One of the fascinating things about the plays of the great Athenian dramatists is found in the question of what the audience at the first production expected; and what would have surprised them. The Greek myths often had a (distinctly vague) given framework but were unfixed and fluid in detail; for example, Homer, whom some might think the author of a 'canonical' telling of the Greek myths, tells us that when Agamemnon returned from Troy he was killed by Clytemnestra's lover Aigisthos at a banquet; but Aeschylus cheerfully makes Clytemnestra herself entangle Agamenon in his bath with a net, and then slaughter him with her own hands. And the first audience of Euripides' Medea would have known that her and Jason's children were going to end up dead; but who killed them - Jason's relatives? - would have been unclear until it was revealed to them, in the play, that their own mother slaughtered them to spite her unfaithful husband. Euripides actually got away with a play that portrayed Helen as not even eloping to Troy; it was but a wraith of her which fled with Paris. Meanwhile, she visited Egypt, and ... ... ...

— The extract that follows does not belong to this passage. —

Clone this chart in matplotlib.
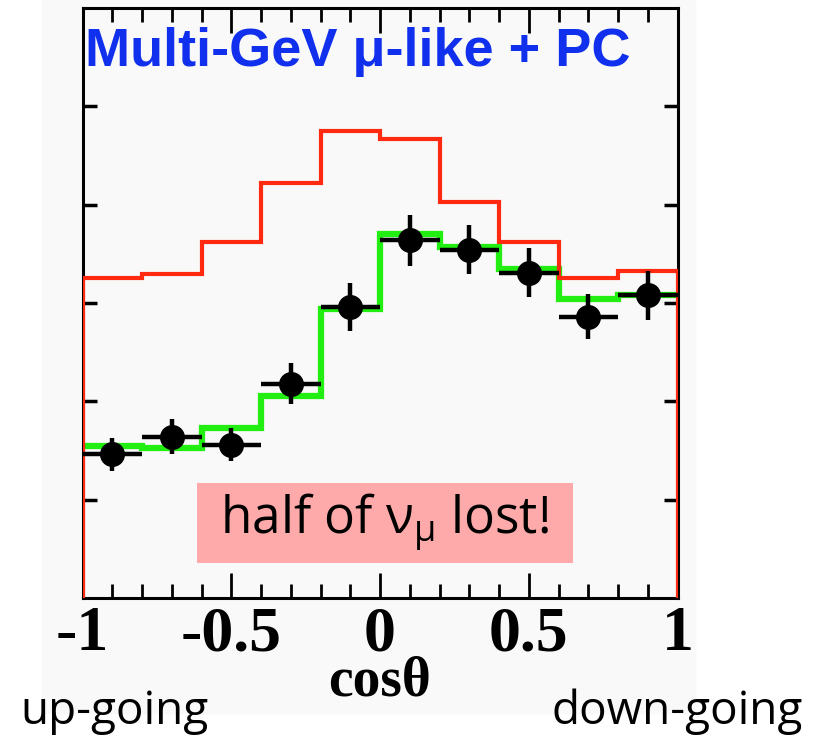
import numpy as np
import matplotlib.pyplot as plt
from matplotlib.patches import Rectangle

plt.rcParams['mathtext.fontset'] = 'custom'
plt.rcParams['mathtext.rm'] = 'Open Sans'
plt.rcParams['mathtext.it'] = 'Open Sans'

# cos(theta) bins
edges = np.round(np.arange(-1.0, 1.01, 0.2), 2)
centers = (edges[:-1] + edges[1:]) / 2

# no-oscillation expectation (red) and best fit (green)
no_osc = [325, 330, 362, 422, 475, 467, 403, 362, 325, 333]
best_fit = [155, 153, 173, 205, 294, 370, 357, 335, 304, 308]

# data points with errors
data = [146, 164, 156, 218, 296, 364, 354, 331, 286, 308]
data_err = [17, 18, 17, 21, 24, 26, 25, 25, 23, 25]

fig = plt.figure(figsize=(8.21, 7.42), dpi=100)
fig.patches.append(Rectangle((42 / 821, 1 - 713 / 742), (695 - 42) / 821, 713 / 742,
                             transform=fig.transFigure, color='#f9f9f9', zorder=-10))

ax = fig.add_axes([82.5 / 821, 1 - 598 / 742, 595 / 821, 590 / 742])
ax.set_facecolor('#f9f9f9')

ax.stairs(best_fit, edges, color='#22ee11', linewidth=4.5, baseline=None, zorder=2)
ax.stairs(no_osc, edges, color='#ff2a10', linewidth=3, baseline=0, zorder=3)
ax.errorbar(centers, data, yerr=data_err, xerr=0.1, fmt='o', color='black',
            markersize=17, elinewidth=3.2, capsize=0, zorder=4)

ax.set_xlim(-1, 1)
ax.set_ylim(0, 600)
ax.set_xticks([-1, -0.5, 0, 0.5, 1])
ax.set_xticklabels(['-1', '-0.5', '0', '0.5', '1'])
ax.set_xticks(np.arange(-1, 1.01, 0.1), minor=True)
ax.set_yticks([100, 200, 300, 400, 500])
ax.set_yticklabels([])
ax.tick_params(axis='x', which='major', direction='in', length=18, width=2, top=True,
               labelsize=46, pad=6)
ax.tick_params(axis='x', which='minor', direction='in', length=10, width=2, top=True)
ax.tick_params(axis='y', which='major', direction='in', length=10, width=2.5, right=True)
for lab in ax.get_xticklabels():
    lab.set_fontfamily('Liberation Serif')
    lab.set_fontweight('bold')
for s in ax.spines.values():
    s.set_linewidth(2.2)

ax.set_xlabel('cosθ', fontsize=40, fontfamily='Liberation Serif', fontweight='bold',
              labelpad=-6)

ax.text(0.005, 0.925, 'Multi-GeV μ-like + PC', transform=ax.transAxes, color='#1030ee',
        fontsize=39, fontweight='bold', fontfamily=['Liberation Sans Narrow', 'Liberation Sans'],
        ha='left', va='center')

ax.add_patch(Rectangle((0.192, 0.059), 0.632, 0.136, transform=ax.transAxes,
                       facecolor='#ffaaaa', edgecolor='none', zorder=5))
ax.text(0.508, 0.128, r'half of $\mathrm{\nu}_{\mathrm{\mu}}$ lost!', transform=ax.transAxes,
        ha='center', va='center', fontsize=37, fontfamily='Open Sans', color='black',
        zorder=6)

fig.text(20 / 821, 1 - 712 / 742, 'up-going', fontsize=33, fontfamily='Open Sans',
         ha='left', va='center')
fig.text(803 / 821, 1 - 712 / 742, 'down-going', fontsize=33, fontfamily='Open Sans',
         ha='right', va='center')

fig.savefig('out.png', dpi=100)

In the Middle Cornish dramas, probably composed by the Canons of Glasney College, the outline is often Biblical and known. However ...
The Resurrexio Domini follows the main outline of the Gospel narratives. But at the end of it (curiously like the way in which the Athenian dramatists, after a dramatic trilogy, added a fourth play in a lighter and racier genre ... perhaps to relax the atmosphere) is added a much briefer Mors Pilati.
We begin with Tiberius sick of leprosy; he is cured by Veronica who deploys her vernicle. Now a fervent Christian, he desires to execute the Pontius Pilatus who killed the Lord. Some knock-about comedians called the Tortores (Anglice Special Branch) secure Pilate; but when he is brought before Tiberius, the emperor is unable to harm him. This turns out to be because Pilate is wearing the Seamless Robe of Christ, which he declines to remove on the dual grounds that it is rather dirty by now; and that it would be disrepectful to appear naked before his sovereign ...
And so and so it goes on. An erudite reader, Mrs Sue Sims, once much enlightened this ignorant classicist by explaining that the story comes from the Golden Legend. I wonder if that popular work was as well known to the peasantry as it clearly was to the Glasney clerics. I bet Dr Cotton, another erudite reader, knows whether this work features in church iconography, thus giving a pointer to whether the Cornish peasants were on the edges of their seats to know what would happen next ... or whether they a;ready had a pretty shrewd idea.